Briers was born in Raynes Park, southwest London, and educated at schools in Wimbledon. He described his bookmaker father, Joseph, as a feckless drifter. His mother, Morna Richardson, was a pianist. Richard’s cousin was the gap-toothed film star Terry-Thomas.

While doing his national service with the RAF, Briers attended evening classes in drama. He then worked as an office clerk before taking a place at Rada. He won a scholarship to the Liverpool Rep theatre for the season of 1956-57 and was never out of work thereafter. At Liverpool he met Ann Davies, whom he married in 1957; they spent most of their married life in Chiswick, west London, in a house they bought about 10 years later.

He was well-established as a theatre actor by the watershed year of 1975 and The Good Life.
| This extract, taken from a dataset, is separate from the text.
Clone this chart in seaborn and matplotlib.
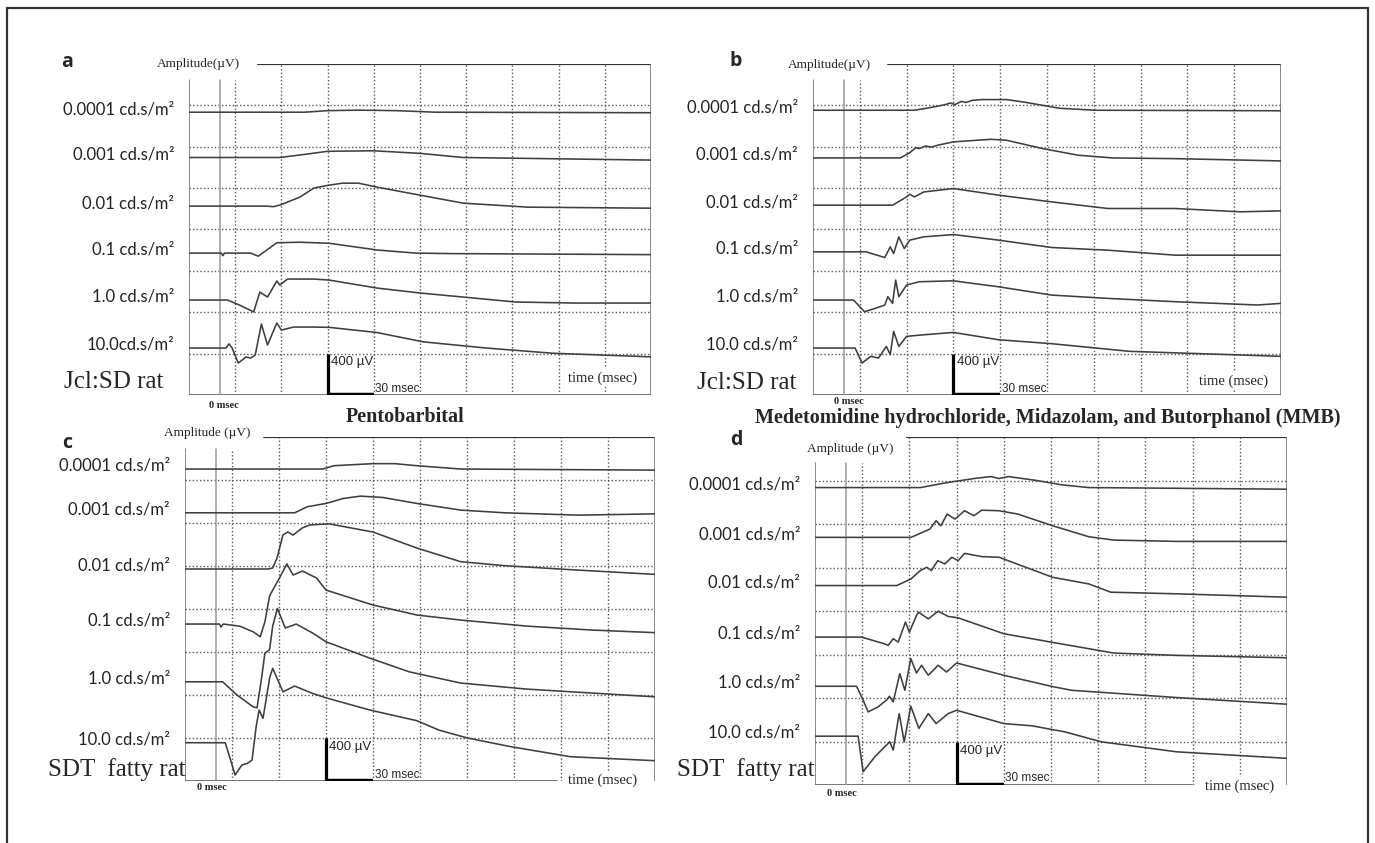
import numpy as np
import pandas as pd
import matplotlib
matplotlib.use("Agg")
import matplotlib.pyplot as plt
import seaborn as sns
from matplotlib.patches import Rectangle
from matplotlib.transforms import blended_transform_factory

# flash intensities (rows, top to bottom)
levels = ["0.0001 cd.s/m²", "0.001 cd.s/m²", "0.01 cd.s/m²",
          "0.1 cd.s/m²", "1.0 cd.s/m²", "10.0 cd.s/m²"]
levels_a = levels[:5] + ["10.0cd.s/m²"]

# time in msec after the flash, amplitude in uV relative to the pre-flash level
# a: Jcl:SD rat, pentobarbital
a_t = [
    [-20, 55, 70, 90, 115, 140, 280],
    [-20, 39, 55, 70, 100, 130, 158, 280],
    [-20, 30, 35, 39, 52, 61, 71, 80, 90, 102, 130, 158, 200, 280],
    [-20, 1, 2, 3, 20, 25, 37, 52, 71, 102, 127, 150, 280],
    [-20, 5, 13, 22, 26, 31, 37, 39, 44, 52, 61, 71, 102, 130, 158, 192, 230, 280],
    [-20, 4, 6, 8, 12, 17, 20, 23, 27, 31, 37, 40, 48, 61, 71, 102, 132, 173, 216, 280],
]
a_uv = [
    [0, 0, 15, 20, 15, 0, -5],
    [0, 0, 30, 60, 65, 40, 0, -25],
    [0, 0, -5, 10, 87, 174, 203, 222, 222, 184, 106, 29, -10, -20],
    [0, 0, -25, 0, 0, -30, 100, 105, 95, 30, 0, -5, -15],
    [0, 0, -50, -115, 77, 29, 184, 145, 203, 203, 203, 193, 116, 68, 29, -19, -29, -29],
    [0, 0, 40, 0, -145, -87, -97, -68, 232, 29, 242, 174, 203, 203, 200, 150, 60, 0, -50, -85],
]

# b: Jcl:SD rat, MMB
b_t = [
    [-20, 45, 55, 65, 68, 71, 75, 78, 82, 88, 104, 116, 127, 138, 161, 280],
    [-20, 36, 42, 46, 48, 52, 56, 60, 70, 94, 104, 127, 150, 172, 212, 280],
    [-20, 31, 40, 42, 45, 51, 70, 99, 133, 169, 212, 254, 280],
    [-20, 14, 26, 29.5, 31.7, 35, 38.5, 42, 51, 70, 99, 133, 169, 212, 280],
    [-20, 6, 13, 20, 26, 28, 31, 33, 35, 40, 48, 70, 99, 133, 169, 212, 265, 280],
    [-20, 7, 11.5, 17, 22, 27, 29.5, 31.7, 35, 40, 51, 70, 99, 133, 183, 280],
]
b_uv = [
    [0, 0, 25, 55, 70, 55, 85, 75, 95, 103, 103, 77, 48, 19, 0, -5],
    [0, 0, 50, 100, 90, 115, 105, 123, 155, 180, 171, 91, 26, 0, -7, -29],
    [0, 0, 80, 106, 80, 128, 161, 97, 32, -32, -32, -64, -55],
    [0, 0, -55, 48, -16, 145, 32, 113, 145, 167, 113, 42, 16, -32, -32],
    [0, 0, -113, -80, -48, 32, -32, 193, 32, 145, 177, 186, 128, 48, 16, -16, -48, -32],
    [0, 0, -145, -80, -97, 16, -64, 161, 16, 113, 128, 151, 80, 42, -32, -80],
]

# c: SDT fatty rat, pentobarbital
c_t = [
    [-20, 68, 75, 100, 114, 128, 156, 280],
    [-20, 50, 58, 70, 81, 92, 106, 128, 156, 184, 231, 280],
    [-20, 33, 36, 38.7, 42.5, 45.6, 49, 54.6, 59.6, 72, 100, 128, 156, 184, 226, 280],
    [-20, 2, 3, 4.4, 15, 23.5, 28, 31, 34, 36, 40, 45, 49, 55, 64, 70, 100, 128, 156, 198, 240, 280],
    [-20, 4, 13, 23.5, 26, 29, 31, 32.3, 34, 36, 39, 44, 51, 61.5, 70, 98, 123, 156, 198, 240, 280],
    [-20, 5.7, 12, 16.3, 19.7, 22.8, 25.4, 27.3, 29.8, 34.2, 36, 42.5, 50, 61.5, 70.4, 98, 128, 142, 160, 188, 226, 280],
]
c_uv = [
    [0, 0, 31, 50, 50, 31, 0, -10],
    [0, 0, 56, 87, 133, 155, 143, 87, 25, 0, -22, -10],
    [0, 0, 10, 100, 316, 344, 316, 380, 410, 420, 344, 195, 68, 31, -6, -50],
    [0, 0, -28, 0, -20, -72, -118, 20, 260, 316, 420, 560, 456, 493, 428, 316, 177, 84, 37, -19, -56, -80],
    [0, 0, -121, -233, -242, 47, 267, 280, 300, 520, 682, 500, 537, 453, 372, 220, 93, -12, -68, -105, -140],
    [0, 0, -300, -207, -193, -161, 149, 304, 227, 614, 692, 474, 527, 458, 416, 304, 205, 118, 45, -37, -130, -167],
]

# d: SDT fatty rat, MMB
d_t = [
    [-20, 47, 64, 81, 88, 92, 97, 103, 120, 137, 154, 280],
    [-20, 41, 53, 57, 60, 64, 69, 75, 81, 86, 97, 109, 131, 154, 170, 210, 280],
    [-20, 32, 41, 47, 51, 54, 58, 62.5, 67, 71, 75, 86, 97, 114, 131, 154, 168, 210, 280],
    [-20, 9.5, 24, 26.5, 29.7, 32.9, 37.5, 40, 44.5, 45.8, 52, 58.3, 64.7, 71, 100, 130, 170, 210, 280],
    [-20, 6.4, 10.6, 13.8, 20, 25.4, 27.3, 29.7, 33.9, 37.1, 40.9, 44.5, 47.7, 52, 58.3, 63.6, 70, 100, 130, 143, 210, 280],
    [-20, 7.4, 10.6, 18, 24.3, 27.5, 29.7, 33.5, 36.7, 40.9, 46, 52, 57, 64.7, 70, 100, 118, 139, 162, 210, 280],
]
d_uv = [
    [0, 0, 46, 83, 95, 101, 83, 101, 67, 25, 0, -15],
    [0, 0, 76, 153, 107, 214, 168, 245, 199, 250, 245, 214, 107, 6, -25, -37, -37],
    [0, 0, 61, 138, 168, 138, 229, 199, 260, 229, 296, 266, 260, 168, 76, 15, -61, -76, -107],
    [0, 0, -61, -76, -15, -46, 138, 46, 199, 229, 168, 238, 190, 177, 31, -46, -147, -168, -190],
    [0, 0, -128, -236, -190, -128, -92, -144, 116, -37, 254, 122, 193, 101, 193, 131, 214, 101, 0, -37, -104, -165],
    [0, 0, -327, -190, -98, -52, -128, 208, -52, 275, 71, 208, 116, 208, 238, 116, 95, 39, -52, -144, -204],
]

# ---- layout (pixels of the 1375x843 canvas) ----
W, H = 1375, 843
SERIF = "Liberation Serif"
SANS = "Lato"


def fx(px):
    return px / W


def fy(py):
    return 1 - py / H


sns.set_theme(style="white")
plt.rcParams["font.family"] = ["Lato", "DejaVu Sans"]

fig = plt.figure(figsize=(W / 100, H / 100), dpi=100)
fig.patch.set_facecolor("white")

panels = [
    # box = (left, top, right, bottom) px, top0 = where the top line starts, left_top = top of left axis
    dict(key="a", t=a_t, uv=a_uv, labels=levels_a, base=[2734, 2296, 1826, 1372, 918, 454],
         box=(189, 64, 651, 395), top0=258, left_top=80),
    dict(key="b", t=b_t, uv=b_uv, labels=levels, base=[2753, 2292, 1835, 1384, 918, 454],
         box=(813, 64, 1281, 395), top0=888, left_top=80),
    dict(key="c", t=c_t, uv=c_uv, labels=levels, base=[2902, 2495, 1972, 1460, 923, 356],
         box=(185, 437, 655, 781), top0=264, left_top=449, bottom_end=557),
    dict(key="d", t=d_t, uv=d_uv, labels=levels, base=[2735, 2277, 1834, 1360, 908, 449],
         box=(815, 437, 1287, 785), top0=907, left_top=463, bottom_end=1192),
]

trace_col = "#3f3f3f"
grid_col = "#555555"
frame_col = "#6a6a6a"

for p in panels:
    l, t, r, b = p["box"]
    ax = fig.add_axes([fx(l), fy(b), (r - l) / W, (b - t) / H])
    xt = ax.get_xaxis_transform()
    yt = ax.get_yaxis_transform()
    lt = (b - p["left_top"]) / (b - t)

    # dotted grid, one cell = 30 msec x 400 uV
    for gx in range(10, 280, 30):
        y1 = lt if gx == 10 else 1.0
        ax.plot([gx, gx], [0, y1], transform=xt, color=grid_col, lw=1.0,
                ls=(0, (1, 1.6)), zorder=1)
    for gy in range(400, 3200, 400):
        ax.plot([0, 1], [gy, gy], transform=yt, color=grid_col, lw=1.0,
                ls=(0, (1, 1.6)), zorder=1)

    # frame
    ax.plot([0, 0], [0, lt], transform=ax.transAxes, color=frame_col, lw=1.1, zorder=2)
    ax.plot([(p["top0"] - l) / (r - l), 1], [1, 1], transform=ax.transAxes,
            color="#333333", lw=1.6, zorder=2)
    ax.plot([1, 1], [0, 1], transform=ax.transAxes, color=frame_col, lw=1.1, zorder=2)
    bend = (p.get("bottom_end", r) - l) / (r - l)
    ax.plot([0, bend], [0, 0], transform=ax.transAxes, color=frame_col, lw=1.3, zorder=2)
    # flash onset
    ax.plot([0, 0], [0, lt], transform=xt, color="#9a9a9a", lw=1.1, zorder=2)

    # traces
    rows = []
    for i, (tt, vv) in enumerate(zip(p["t"], p["uv"])):
        for a, v in zip(tt, vv):
            rows.append((p["labels"][i], a, v + p["base"][i]))
    df = pd.DataFrame(rows, columns=["level", "t", "y"])
    sns.lineplot(data=df, x="t", y="y", units="level", estimator=None, sort=False,
                 color=trace_col, lw=1.15, ax=ax, zorder=3)
    ax.set_xlim(-20, 280)
    ax.set_ylim(0, 3200)
    ax.set_axis_off()

    # row labels
    lab_tr = blended_transform_factory(ax.transAxes, ax.transData)
    for i, lab in enumerate(p["labels"]):
        ax.text(-15 / (r - l), p["base"][i] + 30, lab, transform=lab_tr, ha="right",
                va="center", fontsize=12, family=SANS, color="#222222")

    # scale bar 400 uV / 30 msec
    ax.plot([70, 70], [0, 400], color="black", lw=2.3, zorder=4, solid_capstyle="butt")
    ax.plot([70, 100], [0, 0], color="black", lw=3.2, zorder=4, solid_capstyle="butt")
    ax.text(72, 315, "400 µV", fontsize=9.5, family="Liberation Sans", va="center", ha="left")
    ax.text(101, 60, "30 msec", fontsize=8.5, family="Liberation Sans", va="center", ha="left")

# panel letters
for key, x, y in [("a", 67, 62), ("b", 736, 61), ("c", 67, 443), ("d", 736, 440)]:
    fig.text(fx(x), fy(y), key, fontsize=14, fontweight="bold", family="Open Sans",
             ha="center", va="center")

# amplitude labels
for s, x, y in [("Amplitude(µV)", 240, 64), ("Amplitude(µV)", 871, 65),
                ("Amplitude (µV)", 250, 433), ("Amplitude (µV)", 893, 449)]:
    fig.text(fx(x), fy(y), s, fontsize=9.5, family=SERIF, ha="right", va="center")

# strain labels
for s, x, y in [("Jcl:SD rat", 64, 382), ("Jcl:SD rat", 697, 383),
                ("SDT  fatty rat", 48, 770), ("SDT  fatty rat", 677, 770)]:
    fig.text(fx(x), fy(y), s, fontsize=18, family=SERIF, ha="left", va="center")

# time labels
for x, y in [(603, 378), (1234, 381), (603, 780), (1240, 786)]:
    fig.text(fx(x), fy(y), "time (msec)", fontsize=10.5, family=SERIF, ha="center",
             va="center", zorder=5,
             bbox=dict(boxstyle="square,pad=0.15", fc="white", ec="none"))

# flash onset labels
for x, y in [(224, 405), (849, 401), (212, 787), (842, 793)]:
    fig.text(fx(x), fy(y), "0 msec", fontsize=7.5, fontweight="bold", family=SERIF,
             ha="center", va="center")

# anaesthesia titles
fig.text(fx(405), fy(417), "Pentobarbital", fontsize=14.5, fontweight="bold",
         family=SERIF, ha="center", va="center")
fig.text(fx(1048), fy(418), "Medetomidine hydrochloride, Midazolam, and Butorphanol (MMB)",
         fontsize=14.5, fontweight="bold", family=SERIF, ha="center", va="center")

# outer frame
fig.add_artist(Rectangle((fx(7), -0.02), (1368 - 7) / W, fy(8) + 0.02, fill=False,
                         lw=1.6, ec="#333333", transform=fig.transFigure))

fig.savefig("out.png", dpi=100, facecolor="white")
But the sitcom launched him on a much more varied theatre diet than he had enjoyed heretofore, including Ibsen’s The Wild Duck at the Lyric, Hammersmith, in 1980; George Bernard Shaw’s Arms and the Man (his was a richly nuanced, physical performance as the battle-weary Bluntschli) in 1981; Ray Cooney’s Run for Your Wife (as a bigamous taxi driver, with Bernard Cribbins as his “cover”) in 1983; and Sir John Vanbrugh’s The Relapse at Chichester in 1986, as Lord Foppington.

Quietly disillusioned

He worked with Kenneth Branagh on many projects, enjoying success in particular as Uncle Vanya, directed by Branagh in 1991, in which his body, said one critic, seemed to be in a state of permanent civil war between his adoration of Yelena and a simmering outrage about his treatment at the professor’s hands.

He owed his late-flourishing film career to Branagh, appearing in a string of his movies: as Bardolph in Henry V (1989), Leonato in Much Ado About Nothing (1993), the old blind man in Mary Shelley’s Frankenstein (1994), a cantankerous old thespian in A Midwinter’s Tale (1995), Polonius in Hamlet (1996) and Sir Nathaniel in the musical Love’s Labour’s Lost (2000).

Briers became quietly disillusioned with television comedy and the cult of celebrity, noting that people used to be magical because they were on television and that, now, “nobody’s magical because everyone’s on television”.

He wrote several light-hearted volumes, including Coward and Company (1987), A Little Light Weeding (1993) and, with his wife, A Taste of the Good Life (1995). He was made OBE in 1989.

“And I suppose you’re getting this for making people laugh?” said Queen Elizabeth, a great fan of The Good Life, and he also received a CBE in 2003.

He is survived by Ann and their daughters, Lucy and Kate.